Difference between state_dict and parameters()

I saw two methods of accessing a model’s parameters:

  1. using state_dict

  2. using parameters()

Which is more correct?

What are the differences?

Thanks

4 Likes

model.parameters() contains all the learnable parameters of the model. state_dict() is a python dict mapping from layer to their parameters. Optimizers have their own state_dict. As state_dict are python dicts they are easy to save and load. docs

Additionally to @Kushaj’s description, the state_dict holds all buffers besides the learnable parameters, e.g. BatchNorm's running estimates, so that you can recreate your model properly.

4 Likes

I think should be added to docs as well.
EDIT: It is in the docs my bad.

Well, in the docs you’ve posted this sentence might be misleading:

Note that only layers with learnable parameters (convolutional layers, linear layers, etc.) have entries in the model’s state_dict.

So I see your point here.
Have a look at this simple model:

class MyModel(nn.Module):
    def __init__(self):
        super(MyModel, self).__init__()
        self.conv1 = nn.Conv2d(3, 6, 3, 1, 1)
        self.bn1 = nn.BatchNorm2d(6)
        self.register_buffer('buf1', torch.randn(1))
        
    def forward(self, x):
        x = self.bn1(self.conv1(x))
        return x

model = MyModel()
print(model.state_dict()['buf1'])

As you can see buf1 is also in the state_dict.
Could you create an issue on GitHub and propose a change?
If not, let me know and I’ll do it. :wink:

1 Like

I will post the issue.

1 Like

The issue is posted on Github. link

Another difference appears to be that for all learnable parameters which appear in both model.state_dict() and model.parameters(), requires_grad is True in the model.parameters() output and False in the model.state_dict() output.

Why is this?

3 Likes

That’s true, not sure why exactly but after reloading my model using load_state_dict as -

model.load_state_dict(torch.load(PATH))

It does everything as expected.

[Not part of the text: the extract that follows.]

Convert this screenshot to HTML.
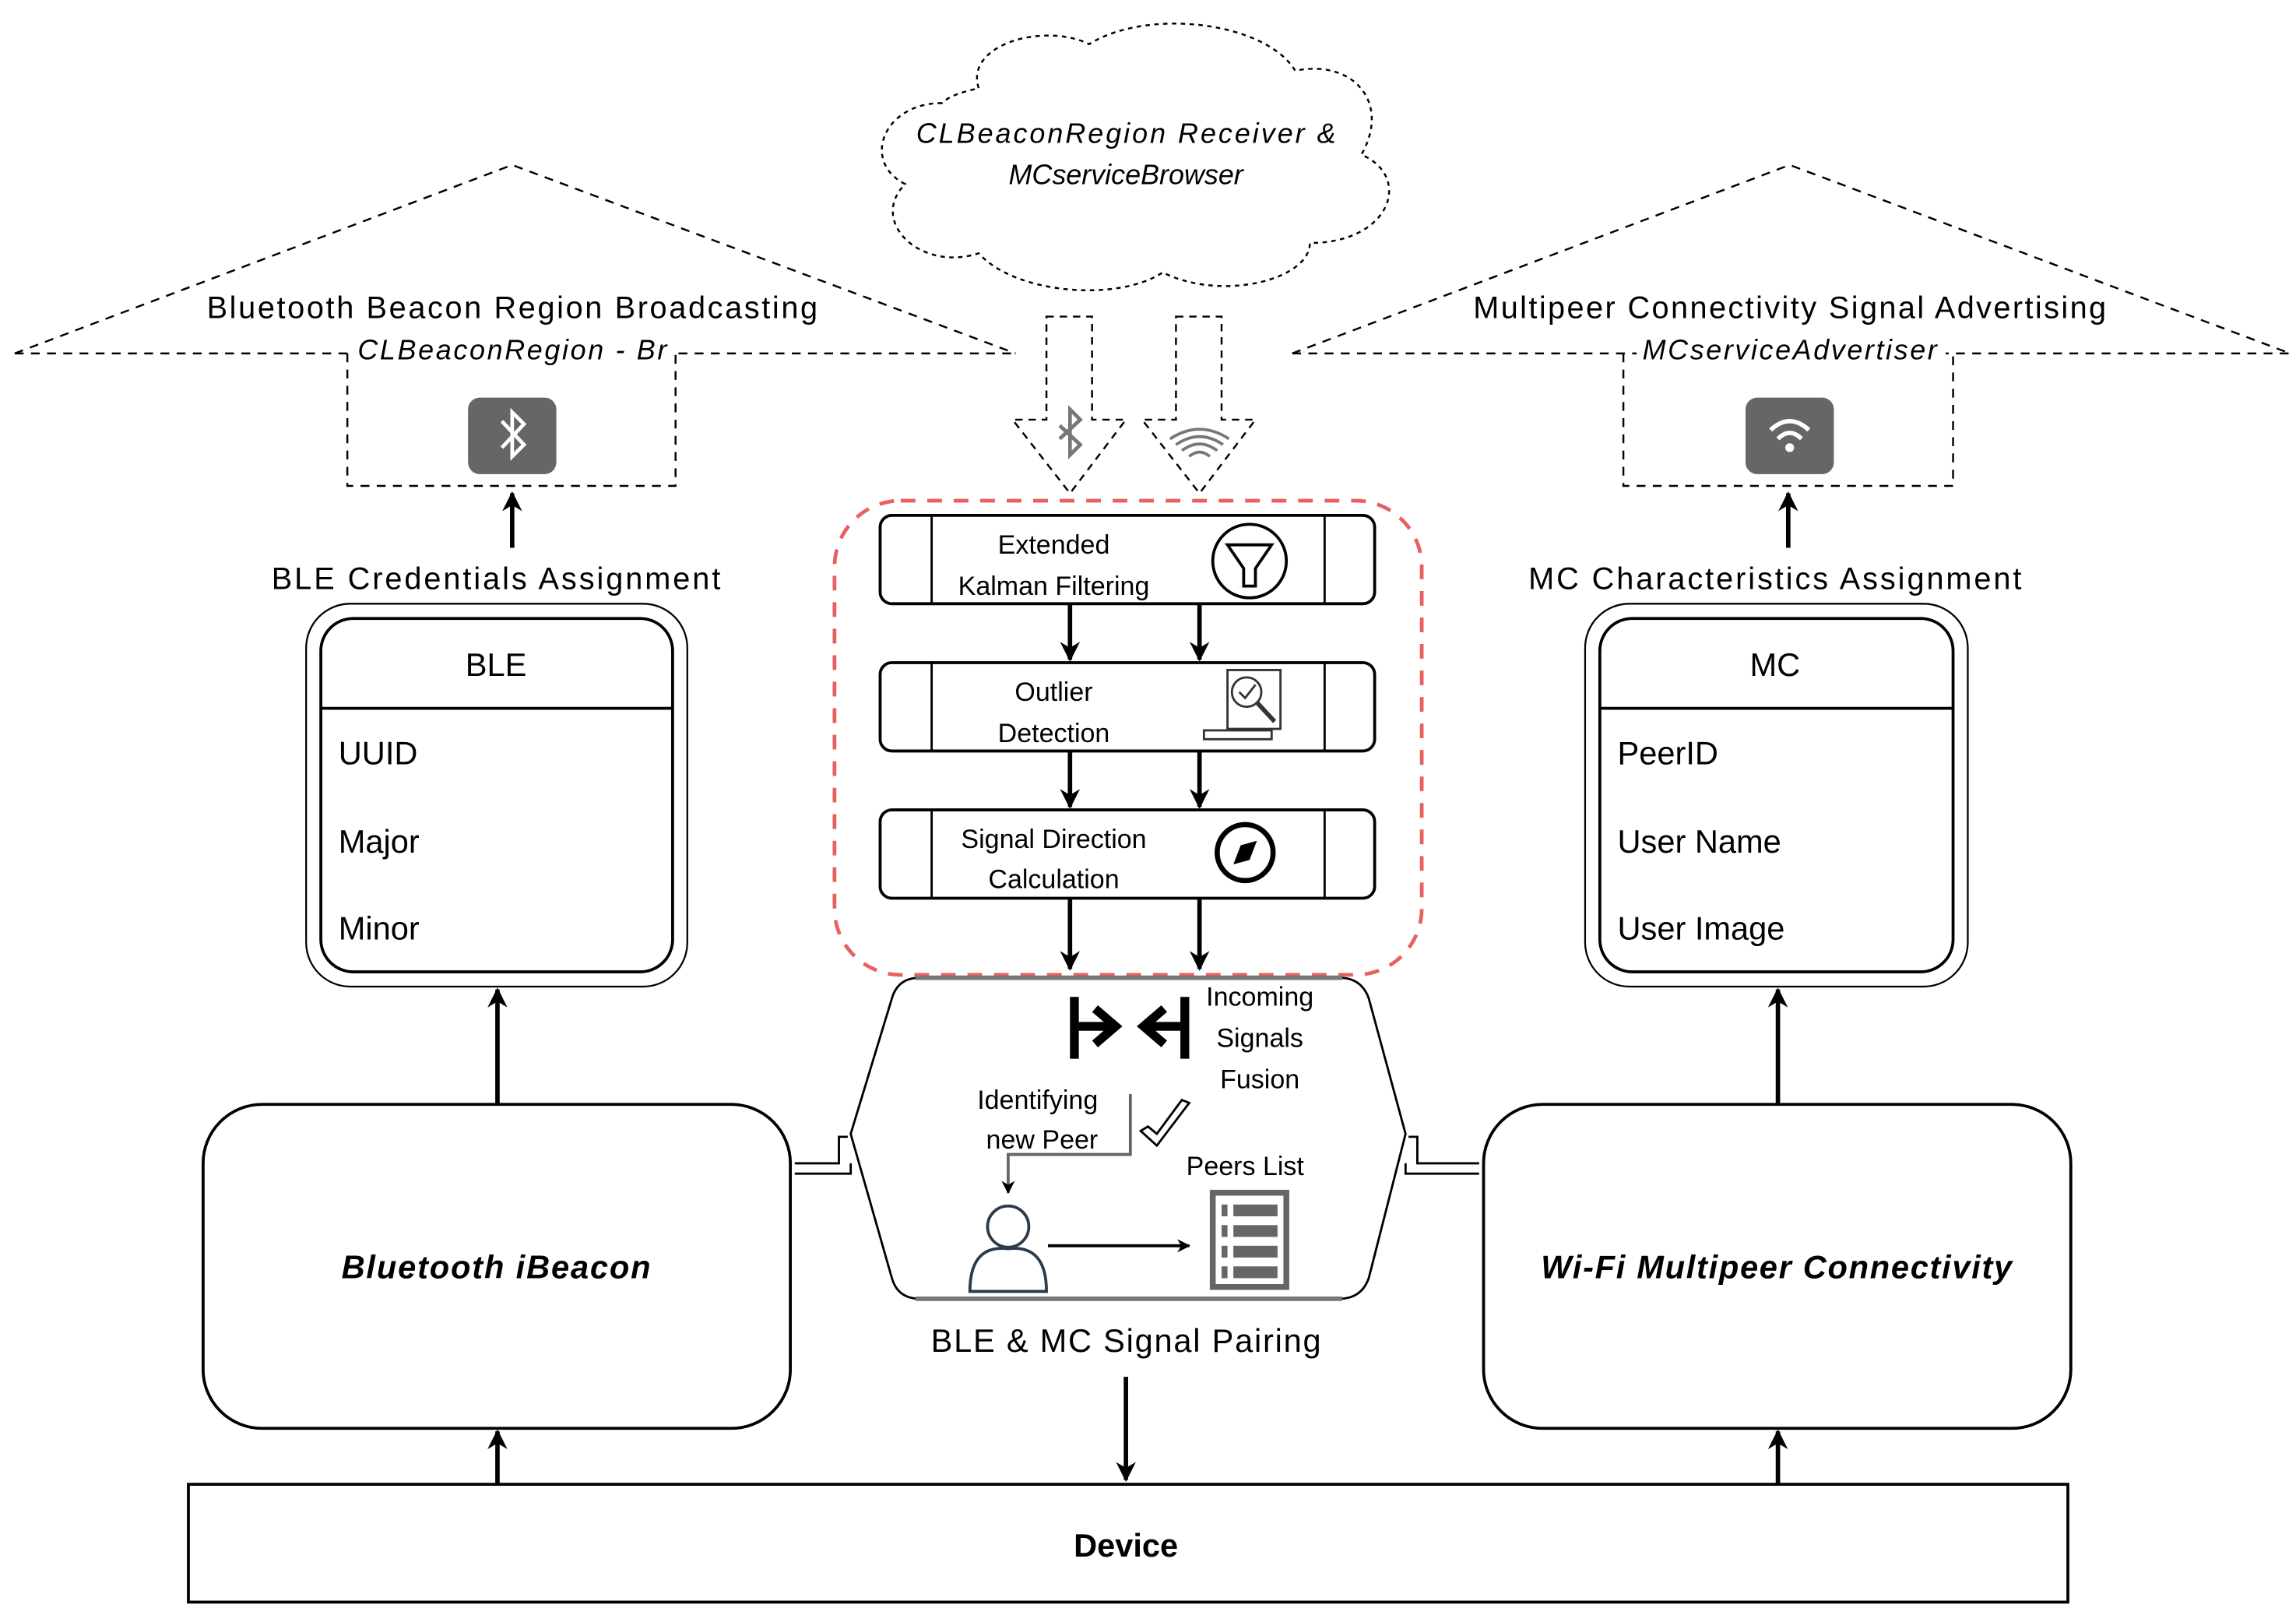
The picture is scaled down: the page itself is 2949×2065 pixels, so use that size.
<!DOCTYPE html>
<html><head><meta charset="utf-8"><style>html,body{margin:0;padding:0;background:#fff}svg{display:block}</style></head>
<body>
<svg width="2949" height="2065" viewBox="0 0 1560 1092" preserveAspectRatio="none" xmlns="http://www.w3.org/2000/svg" font-family="Liberation Sans, sans-serif">
<defs>
<marker id="ah" viewBox="0 0 10 10" refX="9" refY="5" markerWidth="4.5" markerHeight="4.5" orient="auto-start-reverse"><path d="M0,0 L10,5 L0,10 L3,5 z" fill="#000"/></marker>
</defs>
<rect width="1560" height="1092" fill="#fff"/>
<path d="M640,70 C600,70 585,110 615,125 C590,150 625,185 665,172 C690,200 760,205 790,185 C830,205 890,190 890,165 C945,165 960,120 925,105 C945,70 920,40 880,48 C860,15 780,5 740,30 C710,15 655,30 665,60 C655,62 645,65 640,70 Z" fill="none" stroke="#000" stroke-width="1.3" stroke-dasharray="3,3"/>
<text x="765" y="97" font-size="19" font-style="italic" text-anchor="middle" textLength="285">CLBeaconRegion Receiver &amp;</text>
<text x="765" y="125" font-size="19" font-style="italic" text-anchor="middle">MCserviceBrowser</text>
<g fill="none" stroke="#000" stroke-width="1.3" stroke-dasharray="6,5">
<path d="M10,240 L348,112 L690,240 M10,240 L690,240"/>
<path d="M236,240 L236,330 L459,330 L459,240"/>
<path d="M878,240 L1216,112 L1556,240 M878,240 L1556,240"/>
<path d="M1103,240 L1103,330 L1327,330 L1327,240"/>
</g>
<rect x="138" y="195" width="420" height="25" fill="#fff"/>
<rect x="240" y="225" width="218" height="24" fill="#fff"/>
<text x="348" y="216" font-size="21" text-anchor="middle" textLength="415">Bluetooth Beacon Region Broadcasting</text>
<text x="348" y="244" font-size="19" font-style="italic" text-anchor="middle" textLength="210">CLBeaconRegion - Br</text>
<rect x="998" y="195" width="436" height="25" fill="#fff"/>
<rect x="1112" y="225" width="210" height="24" fill="#fff"/>
<text x="1216" y="216" font-size="21" text-anchor="middle" textLength="430">Multipeer Connectivity Signal Advertising</text>
<text x="1216" y="244" font-size="19" font-style="italic" text-anchor="middle" textLength="200">MCserviceAdvertiser</text>
<rect x="318" y="270" width="60" height="52" rx="8" fill="#666"/>
<path d="M341,286 L356,302 L348,310 L348,280 L356,288 L341,304" fill="none" stroke="#fff" stroke-width="2.5"/>
<rect x="1186" y="270" width="60" height="52" rx="8" fill="#666"/>
<path d="M1203,292 Q1216,280 1229,292 M1208,298 Q1216,290 1224,298" fill="none" stroke="#fff" stroke-width="3"/>
<circle cx="1216" cy="304" r="3" fill="#fff"/>
<line x1="348" y1="372" x2="348" y2="335" stroke="#000" stroke-width="3" marker-end="url(#ah)"/>
<line x1="1215" y1="372" x2="1215" y2="335" stroke="#000" stroke-width="3" marker-end="url(#ah)"/>
<text x="337" y="400" font-size="21" text-anchor="middle" textLength="305">BLE Credentials Assignment</text>
<text x="1206" y="400" font-size="21" text-anchor="middle" textLength="335">MC Characteristics Assignment</text>
<g fill="none" stroke="#000">
<rect x="208" y="410" width="259" height="260" rx="30" stroke-width="1.2"/>
<rect x="218" y="420" width="239" height="240" rx="22" stroke-width="2"/>
<line x1="218" y1="481" x2="457" y2="481" stroke-width="2"/>
<rect x="1077" y="410" width="260" height="260" rx="30" stroke-width="1.2"/>
<rect x="1087" y="420" width="240" height="240" rx="22" stroke-width="2"/>
<line x1="1087" y1="481" x2="1327" y2="481" stroke-width="2"/>
</g>
<g font-size="22">
<text x="337" y="459" text-anchor="middle">BLE</text>
<text x="230" y="519">UUID</text><text x="230" y="579">Major</text><text x="230" y="638">Minor</text>
<text x="1206" y="459" text-anchor="middle">MC</text>
<text x="1099" y="519">PeerID</text><text x="1099" y="579">User Name</text><text x="1099" y="638">User Image</text>
</g>
<rect x="138" y="750" width="399" height="220" rx="40" fill="none" stroke="#000" stroke-width="2"/>
<text x="337" y="868" font-size="22" font-weight="bold" font-style="italic" text-anchor="middle" textLength="210">Bluetooth iBeacon</text>
<rect x="1008" y="750" width="399" height="220" rx="40" fill="none" stroke="#000" stroke-width="2"/>
<text x="1207" y="868" font-size="22" font-weight="bold" font-style="italic" text-anchor="middle" textLength="320">Wi-Fi Multipeer Connectivity</text>
<line x1="338" y1="750" x2="338" y2="672" stroke="#000" stroke-width="3" marker-end="url(#ah)"/>
<line x1="1208" y1="750" x2="1208" y2="672" stroke="#000" stroke-width="3" marker-end="url(#ah)"/>
<rect x="128" y="1008" width="1277" height="80" fill="none" stroke="#000" stroke-width="2"/>
<text x="765" y="1057" font-size="22" font-weight="bold" text-anchor="middle">Device</text>
<line x1="338" y1="1008" x2="338" y2="972" stroke="#000" stroke-width="3" marker-end="url(#ah)"/>
<line x1="1208" y1="1008" x2="1208" y2="972" stroke="#000" stroke-width="3" marker-end="url(#ah)"/>
<g fill="none" stroke="#000" stroke-width="1.3" stroke-dasharray="5,4">
<path d="M711,215 L742,215 L742,285 L765,285 L727,335 L688,285 L711,285 Z"/>
<path d="M799,215 L830,215 L830,285 L853,285 L815,335 L776,285 L799,285 Z"/>
</g>
<path d="M720,289 L734,302 L727,309 L727,278 L734,285 L720,298" fill="none" stroke="#777" stroke-width="2.5"/>
<path d="M795,298 Q815,285 835,298 M799,302 Q815,291 831,302 M803,306 Q815,297 827,306 M808,310 Q815,304 822,310" fill="none" stroke="#777" stroke-width="2"/>
<rect x="567" y="340" width="399" height="322" rx="45" fill="none" stroke="#e86060" stroke-width="2.5" stroke-dasharray="10,8"/>
<g fill="#fff" stroke="#000" stroke-width="2">
<rect x="598" y="350" width="336" height="60" rx="8"/>
<rect x="598" y="450" width="336" height="60" rx="8"/>
<rect x="598" y="550" width="336" height="60" rx="8"/>
</g>
<g stroke="#000" stroke-width="1.5">
<line x1="633" y1="350" x2="633" y2="410"/><line x1="900" y1="350" x2="900" y2="410"/>
<line x1="633" y1="450" x2="633" y2="510"/><line x1="900" y1="450" x2="900" y2="510"/>
<line x1="633" y1="550" x2="633" y2="610"/><line x1="900" y1="550" x2="900" y2="610"/>
</g>
<g font-size="18" text-anchor="middle">
<text x="716" y="376">Extended</text><text x="716" y="404">Kalman Filtering</text>
<text x="716" y="476">Outlier</text><text x="716" y="504">Detection</text>
<text x="716" y="576">Signal Direction</text><text x="716" y="603">Calculation</text>
</g>
<circle cx="849" cy="381" r="25" fill="none" stroke="#000" stroke-width="2"/>
<path d="M834,370 L864,370 L853,386 L853,398 L845,398 L845,386 Z" fill="none" stroke="#000" stroke-width="2"/>
<rect x="834" y="455" width="36" height="40" fill="none" stroke="#333" stroke-width="1.5"/>
<circle cx="847" cy="470" r="10" fill="#fff" stroke="#333" stroke-width="1.5"/>
<path d="M842,470 L846,474 L853,465" fill="none" stroke="#333" stroke-width="1.5"/>
<line x1="854" y1="477" x2="866" y2="490" stroke="#333" stroke-width="3"/>
<rect x="818" y="496" width="46" height="6" fill="none" stroke="#333" stroke-width="1.5"/>
<circle cx="846" cy="579" r="19" fill="none" stroke="#000" stroke-width="3.5"/>
<path d="M838,587 L843,574 L854,571 L849,584 Z" fill="#000"/>
<g stroke="#000" stroke-width="3" marker-end="url(#ah)">
<line x1="727" y1="410" x2="727" y2="448"/><line x1="815" y1="410" x2="815" y2="448"/>
<line x1="727" y1="510" x2="727" y2="548"/><line x1="815" y1="510" x2="815" y2="548"/>
<line x1="727" y1="610" x2="727" y2="658"/><line x1="815" y1="610" x2="815" y2="658"/>
</g>
<path d="M625,664 L910,664 Q925,664 930,678 L955,770 L930,868 Q925,882 910,882 L625,882 Q610,882 606,868 L578,770 L606,678 Q610,664 625,664 Z" fill="none" stroke="#000" stroke-width="1.5"/>
<line x1="622" y1="664" x2="912" y2="664" stroke="#777" stroke-width="3"/>
<line x1="622" y1="882" x2="912" y2="882" stroke="#777" stroke-width="3"/>
<rect x="727" y="677" width="6" height="42" fill="#000"/>
<rect x="802" y="677" width="6" height="42" fill="#000"/>
<rect x="733" y="694" width="22" height="6" fill="#000"/>
<rect x="780" y="694" width="22" height="6" fill="#000"/>
<path d="M744,685 L758,697 L744,709" fill="none" stroke="#000" stroke-width="6"/>
<path d="M791,685 L777,697 L791,709" fill="none" stroke="#000" stroke-width="6"/>
<g font-size="18" text-anchor="middle">
<text x="856" y="683">Incoming</text><text x="856" y="711">Signals</text><text x="856" y="739">Fusion</text>
<text x="705" y="753">Identifying</text><text x="708" y="780">new Peer</text>
<text x="846" y="798">Peers List</text>
</g>
<path d="M775,768 L786,778 L808,749 L803,747 L786,770 L780,765 Z" fill="none" stroke="#000" stroke-width="1.5"/>
<path d="M768,743 L768,784 L685,784 L685,810" fill="none" stroke="#666" stroke-width="2" marker-end="url(#ah)"/>
<circle cx="685" cy="833" r="14" fill="none" stroke="#2b3a4a" stroke-width="2"/>
<path d="M659,877 Q659,845 685,848 Q711,845 711,877 Z" fill="none" stroke="#2b3a4a" stroke-width="2"/>
<line x1="712" y1="846" x2="808" y2="846" stroke="#000" stroke-width="2" marker-end="url(#ah)"/>
<rect x="822" y="808" width="54" height="68" fill="#666"/>
<rect x="826" y="812" width="46" height="60" fill="#fff"/>
<g fill="#666">
<rect x="830" y="818" width="4" height="8"/><rect x="838" y="818" width="30" height="8"/>
<rect x="830" y="832" width="4" height="8"/><rect x="838" y="832" width="30" height="8"/>
<rect x="830" y="846" width="4" height="8"/><rect x="838" y="846" width="30" height="8"/>
<rect x="830" y="860" width="4" height="8"/><rect x="838" y="860" width="30" height="8"/>
</g>
<text x="765" y="918" font-size="22" text-anchor="middle" textLength="265">BLE &amp; MC Signal Pairing</text>
<line x1="765" y1="935" x2="765" y2="1005" stroke="#000" stroke-width="3" marker-end="url(#ah)"/>
<g fill="none" stroke="#000" stroke-width="1.5">
<path d="M540,790 L570,790 L570,772 L576,772"/>
<path d="M540,797 L578,797 L578,790"/>
<path d="M1005,790 L963,790 L963,772 L957,772"/>
<path d="M1005,797 L955,797 L955,790"/>
</g>
</svg>
</body></html>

Sets all the parameters respectively with requires_grad True.
So my guess is in the state_dict the requires_grad is False in order to avoid any unnecessary autograd graph creation if the user does some computation to the tensors directly from state_dict.

1 Like

I asked on Stack Overflow and got this answer.

If something should be added or subtracted from it, please let me know.
Otherwise, I will accept it here as well.